En Cuba, la propaganda nunca descansa. Si no hay pan, hay relato; si no hay luz, hay épica. Esta vez, el régimen decidió convertir una simple proyección cinematográfica en acto político solemne, con alfombra ideológica incluida, dentro de la sede del Comité Central del Partido Comunista.
Allí, en la penumbra cuidadosamente iluminada del poder, Miguel Díaz-Canel y Roberto Morales Ojeda se acomodaron para ver Nora, el más reciente producto audiovisual del ICAIC dirigido por Roly Peña.

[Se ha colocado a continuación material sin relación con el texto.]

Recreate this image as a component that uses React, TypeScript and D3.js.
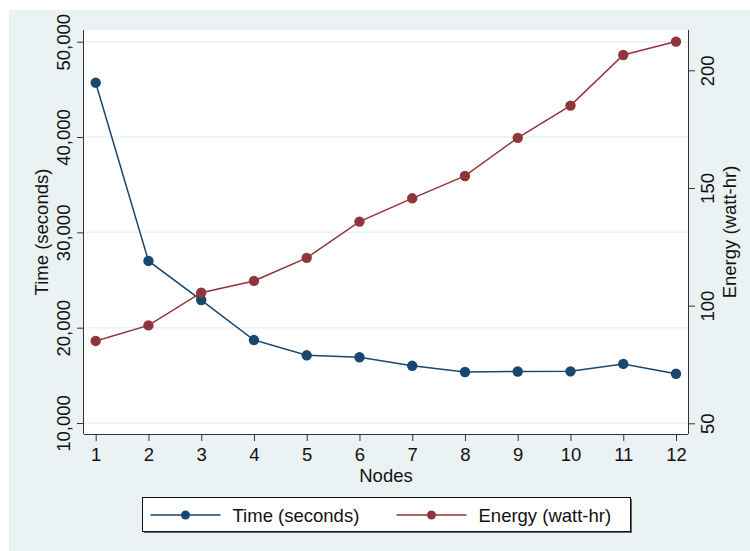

La prensa oficial lo vendió como “un momento de intercambio cultural”. En la práctica, fue una función privada de propaganda para consumo interno.
La película, “inspirada en hechos reales” —esa coletilla que en Cuba significa licencia total para la manipulación—, revive el gastado guion de una espía cubana infiltrada en supuestos “grupos terroristas de Miami”. Un enemigo reciclado que el régimen saca del clóset cada vez que necesita justificar su paranoia o distraer del desastre cotidiano.
Mientras tanto, en la Cuba real, nadie se infiltra en nada. Son los ciudadanos los que viven escondiendo opiniones, cuidando palabras y sobreviviendo al miedo. Pero en el universo ficticio del cine oficial, la heroína Nora encarna “resistencia” y “soberanía”, conceptos tan manoseados como vacíos.
Tras la proyección, Díaz-Canel hizo su parte. Con gesto ensayado y tono de consigna, afirmó que “como Nora y como David hay mucha gente en nuestro pueblo”. Una frase que suena más a línea de guion que a convicción, repetida para cumplir con el ritual.
Morales Ojeda, fiel a su rol de eco ideológico, asintió. Él no solo cree en esas frases, también suele escribirlas. El auditorio, poblado de cuadros del Partido, burócratas culturales y artistas agradecidos, respondió con aplausos automáticos. El teatro estaba completo.
El presidente del ICAIC, Alexis Triana, y el director Roly Peña aprovecharon para hablar de su supuesto empeño por “revitalizar el cine cubano”. Una declaración que roza el sarcasmo, viniendo de quienes han convertido al cine nacional en un apéndice audiovisual del periódico Granma.
Porque el cine cubano que incomoda, el que cuestiona, el que muestra la miseria, la censura y el exilio, no existe para el ICAIC. Directores como Miguel Coyula o Carlos Lechuga no pisan estas salas. Sus obras no reciben aplausos oficiales, sino silencios administrativos y puertas cerradas.
“Yo no tengo que importar héroes: los tengo en mi historia”, dijo Peña, orgulloso. Lo que no dijo es que los verdaderos héroes del cine cubano están fuera del relato oficial, marginados, censurados o filmando desde el exilio y la precariedad.
Los héroes que sí caben en Nora son los de siempre: personajes de cartón, ensamblados con consignas, nostalgia revolucionaria y enemigos imaginarios. Figuras diseñadas para sostener un discurso que ya no convence ni a quienes lo repiten.
La noche terminó como manda el manual: entrega de afiches, fotos para el archivo ideológico y sonrisas para la prensa. Díaz-Canel y Morales Ojeda recibieron sus carteles con solemnidad casi militar. También hubo reconocimiento para Teresa Amarelle Boué, en nombre del “papel de la mujer en la Patria”, porque ningún acto está completo sin cuota simbólica.
Todo quedó documentado. Nada se dijo de los cines cerrados, las salas sin aire acondicionado, los proyectores rotos o la cultura en ruinas fuera de La Habana. La realidad, una vez más, no entró en la sala.
Nora se presenta como un thriller de espionaje, pero termina siendo una metáfora involuntaria del propio sistema que la produce: simulación, miedo, lealtades forzadas y un guion impuesto desde arriba. No hay suspenso, hay consignas. No hay conflicto, hay obediencia. No hay verdad, hay propaganda.